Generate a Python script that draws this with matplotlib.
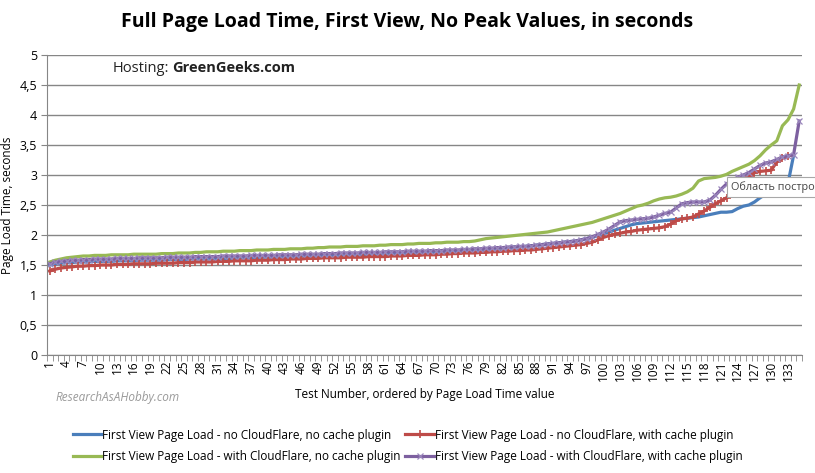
import numpy as np
import matplotlib
matplotlib.use("Agg")
import matplotlib.pyplot as plt
from matplotlib.ticker import FixedLocator, FuncFormatter

# page load times (seconds), each series sorted ascending
no_cf_no_cache = [
    1.50, 1.52, 1.53, 1.54, 1.54, 1.55, 1.55, 1.55, 1.56, 1.56,
    1.56, 1.56, 1.57, 1.57, 1.57, 1.57, 1.58, 1.58, 1.58, 1.58,
    1.58, 1.59, 1.59, 1.59, 1.59, 1.60, 1.60, 1.60, 1.60, 1.60,
    1.61, 1.61, 1.61, 1.61, 1.62, 1.62, 1.62, 1.62, 1.63, 1.63,
    1.63, 1.63, 1.64, 1.64, 1.64, 1.65, 1.65, 1.65, 1.65, 1.66,
    1.66, 1.66, 1.66, 1.67, 1.67, 1.67, 1.67, 1.68, 1.68, 1.68,
    1.68, 1.69, 1.69, 1.69, 1.70, 1.70, 1.70, 1.71, 1.71, 1.71,
    1.72, 1.72, 1.73, 1.73, 1.74, 1.74, 1.75, 1.75, 1.76, 1.77,
    1.78, 1.78, 1.79, 1.80, 1.80, 1.81, 1.82, 1.83, 1.84, 1.85,
    1.86, 1.87, 1.88, 1.89, 1.90, 1.92, 1.94, 1.96, 1.99, 2.02,
    2.05, 2.08, 2.11, 2.14, 2.17, 2.19, 2.20, 2.21, 2.22, 2.23,
    2.24, 2.25, 2.26, 2.27, 2.28, 2.29, 2.30, 2.32, 2.34, 2.36,
    2.38, 2.38, 2.39, 2.44, 2.48, 2.50, 2.55, 2.62, 2.68, 2.72,
    2.76, 2.80, 2.86, 3.33,
]
no_cf_cache = [
    1.40, 1.43, 1.45, 1.46, 1.47, 1.48, 1.48, 1.49, 1.49, 1.50,
    1.50, 1.50, 1.51, 1.51, 1.51, 1.52, 1.52, 1.52, 1.52, 1.53,
    1.53, 1.53, 1.53, 1.54, 1.54, 1.54, 1.55, 1.55, 1.55, 1.55,
    1.56, 1.56, 1.56, 1.57, 1.57, 1.57, 1.57, 1.58, 1.58, 1.58,
    1.59, 1.59, 1.59, 1.60, 1.60, 1.60, 1.61, 1.61, 1.61, 1.62,
    1.62, 1.62, 1.62, 1.63, 1.63, 1.63, 1.63, 1.64, 1.64, 1.64,
    1.64, 1.65, 1.65, 1.65, 1.66, 1.66, 1.66, 1.67, 1.67, 1.67,
    1.68, 1.68, 1.69, 1.69, 1.70, 1.70, 1.70, 1.71, 1.71, 1.72,
    1.72, 1.73, 1.73, 1.74, 1.74, 1.75, 1.75, 1.76, 1.77, 1.78,
    1.79, 1.80, 1.81, 1.82, 1.83, 1.84, 1.86, 1.88, 1.92, 1.96,
    1.99, 2.01, 2.03, 2.05, 2.06, 2.08, 2.09, 2.10, 2.11, 2.12,
    2.14, 2.18, 2.24, 2.27, 2.28, 2.30, 2.35, 2.40, 2.46, 2.52,
    2.57, 2.62, 2.68, 2.76, 2.86, 2.96, 3.04, 3.06, 3.07, 3.08,
    3.22, 3.28, 3.31,
]
cf_no_cache = [
    1.55, 1.58, 1.60, 1.62, 1.63, 1.64, 1.65, 1.65, 1.66, 1.66,
    1.66, 1.67, 1.67, 1.67, 1.67, 1.68, 1.68, 1.68, 1.68, 1.68,
    1.69, 1.69, 1.69, 1.70, 1.70, 1.70, 1.71, 1.71, 1.72, 1.72,
    1.72, 1.73, 1.73, 1.73, 1.74, 1.74, 1.74, 1.75, 1.75, 1.75,
    1.76, 1.76, 1.76, 1.77, 1.77, 1.77, 1.78, 1.78, 1.79, 1.79,
    1.80, 1.80, 1.80, 1.81, 1.81, 1.81, 1.82, 1.82, 1.82, 1.83,
    1.83, 1.84, 1.84, 1.84, 1.85, 1.85, 1.86, 1.86, 1.86, 1.87,
    1.87, 1.88, 1.88, 1.88, 1.89, 1.89, 1.90, 1.92, 1.94, 1.95,
    1.96, 1.97, 1.98, 1.99, 2.00, 2.01, 2.02, 2.03, 2.04, 2.05,
    2.07, 2.09, 2.11, 2.13, 2.15, 2.17, 2.19, 2.21, 2.24, 2.27,
    2.30, 2.33, 2.36, 2.40, 2.44, 2.48, 2.50, 2.53, 2.57, 2.60,
    2.62, 2.63, 2.65, 2.68, 2.72, 2.78, 2.90, 2.94, 2.95, 2.96,
    2.98, 3.01, 3.06, 3.10, 3.14, 3.18, 3.24, 3.32, 3.42, 3.50,
    3.57, 3.82, 3.92, 4.10, 4.50,
]
cf_cache = [
    1.52, 1.55, 1.56, 1.57, 1.58, 1.58, 1.59, 1.59, 1.60, 1.60,
    1.60, 1.60, 1.61, 1.61, 1.61, 1.61, 1.62, 1.62, 1.62, 1.62,
    1.62, 1.63, 1.63, 1.63, 1.63, 1.63, 1.64, 1.64, 1.64, 1.64,
    1.64, 1.65, 1.65, 1.65, 1.65, 1.65, 1.66, 1.66, 1.66, 1.66,
    1.66, 1.67, 1.67, 1.67, 1.67, 1.68, 1.68, 1.68, 1.68, 1.69,
    1.69, 1.69, 1.70, 1.70, 1.70, 1.70, 1.71, 1.71, 1.71, 1.71,
    1.72, 1.72, 1.72, 1.72, 1.73, 1.73, 1.73, 1.73, 1.74, 1.74,
    1.74, 1.75, 1.75, 1.75, 1.76, 1.76, 1.77, 1.77, 1.78, 1.78,
    1.79, 1.79, 1.80, 1.80, 1.81, 1.81, 1.82, 1.83, 1.84, 1.85,
    1.86, 1.87, 1.88, 1.89, 1.90, 1.92, 1.94, 1.97, 2.01, 2.05,
    2.10, 2.16, 2.22, 2.24, 2.25, 2.26, 2.27, 2.28, 2.30, 2.33,
    2.36, 2.38, 2.45, 2.52, 2.54, 2.55, 2.55, 2.55, 2.58, 2.66,
    2.76, 2.85, 2.92, 2.96, 3.00, 3.04, 3.10, 3.16, 3.20, 3.22,
    3.26, 3.30, 3.32, 3.34, 3.90,
]

labels = [
    "First View Page Load - no CloudFlare, no cache plugin",
    "First View Page Load - no CloudFlare, with cache plugin",
    "First View Page Load - with CloudFlare, no cache plugin",
    "First View Page Load - with CloudFlare, with cache plugin",
]
n_tests = 135
y_ticks = [0, 0.5, 1, 1.5, 2, 2.5, 3, 3.5, 4, 4.5, 5]

plt.rcParams['font.family'] = ['Open Sans', 'DejaVu Sans']

fig = plt.figure(figsize=(8.15, 4.73), dpi=100)
ax = fig.add_axes([47 / 815, 118 / 473, 755 / 815, 300 / 473])

def idx(vals):
    return np.arange(1, len(vals) + 1)

l_blue, = ax.plot(idx(no_cf_no_cache), no_cf_no_cache, color='#4A7EBB', lw=2.3)
l_red, = ax.plot(idx(no_cf_cache), no_cf_cache, color='#BE4B48', lw=2.3, marker='+',
                 ms=6, mew=1.2)
l_green, = ax.plot(idx(cf_no_cache), cf_no_cache, color='#98B954', lw=2.3)
l_purple, = ax.plot(idx(cf_cache), cf_cache, color='#7D60A0', lw=2.3, marker='x',
                    ms=5, mew=0.9, mec='#9A86BC')

ax.set_xlim(0.5, n_tests + 0.5)
ax.set_ylim(0, 5)
ax.set_yticks(y_ticks)
ax.yaxis.set_major_formatter(FuncFormatter(lambda v, p: f"{v:g}".replace('.', ',')))
ax.grid(axis='y', color='#868686', lw=1)
ax.set_axisbelow(True)

ax.xaxis.set_major_locator(FixedLocator(list(range(1, n_tests + 1, 3))))
ax.xaxis.set_minor_locator(FixedLocator(np.arange(0.5, n_tests + 1, 1)))
ax.tick_params(axis='x', which='major', length=0, labelsize=8.5, rotation=90, pad=4)
ax.tick_params(axis='x', which='minor', length=4, color='#868686')
ax.tick_params(axis='y', length=4, color='#868686', labelsize=9, pad=3)

for s in ['top', 'right']:
    ax.spines[s].set_visible(False)
for s in ['left', 'bottom']:
    ax.spines[s].set_color('#868686')

ax.set_ylabel("Page Load Time, seconds", fontsize=8.5, labelpad=4)
ax.set_xlabel("Test Number, ordered by Page Load Time value", fontsize=8.5, labelpad=5)

fig.text(0.5, 1 - 22 / 473, "Full Page Load Time, First View, No Peak Values, in seconds",
         ha='center', va='center', fontsize=14, fontweight='bold')

fig.text(113 / 815, 1 - 68 / 473, "Hosting:", fontsize=10.5, color='#222222', va='center')
fig.text(172 / 815, 1 - 68 / 473, "GreenGeeks.com", fontsize=10.5,
         fontweight='bold', color='#222222', va='center')

fig.text(55 / 815, 1 - 397 / 473, "ResearchAsAHobby.com", fontsize=8.5,
         style='italic', color='#9a9a9a', va='center')

# chart-area tooltip at the right edge, as in the screenshot
fig.text(731 / 815, 1 - 187 / 473, "Область постро", fontsize=7.8,
         color='#444444', va='center', ha='left',
         bbox=dict(boxstyle='square,pad=0.35', fc='white', ec='#a8a8a8', lw=0.8))

fig.legend([l_blue, l_green, l_red, l_purple],
           [labels[0], labels[2], labels[1], labels[3]],
           loc='upper left', bbox_to_anchor=(62 / 815, 1 - 418 / 473), ncol=2,
           frameon=False, fontsize=8.5, handlelength=2.4, handletextpad=0.1,
           columnspacing=0.4, labelspacing=0.75)

fig.savefig("out.png", dpi=100)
——————
=== Given problem ===
Repeat the listing above from its first line through the line that contains "from matplotlib.ticker import", both included, and nothing more. Drop the pictures.

=== Task response ===
Generate a Python script that draws this with matplotlib.
import numpy as np
import matplotlib
matplotlib.use("Agg")
import matplotlib.pyplot as plt
from matplotlib.ticker import FixedLocator, FuncFormatter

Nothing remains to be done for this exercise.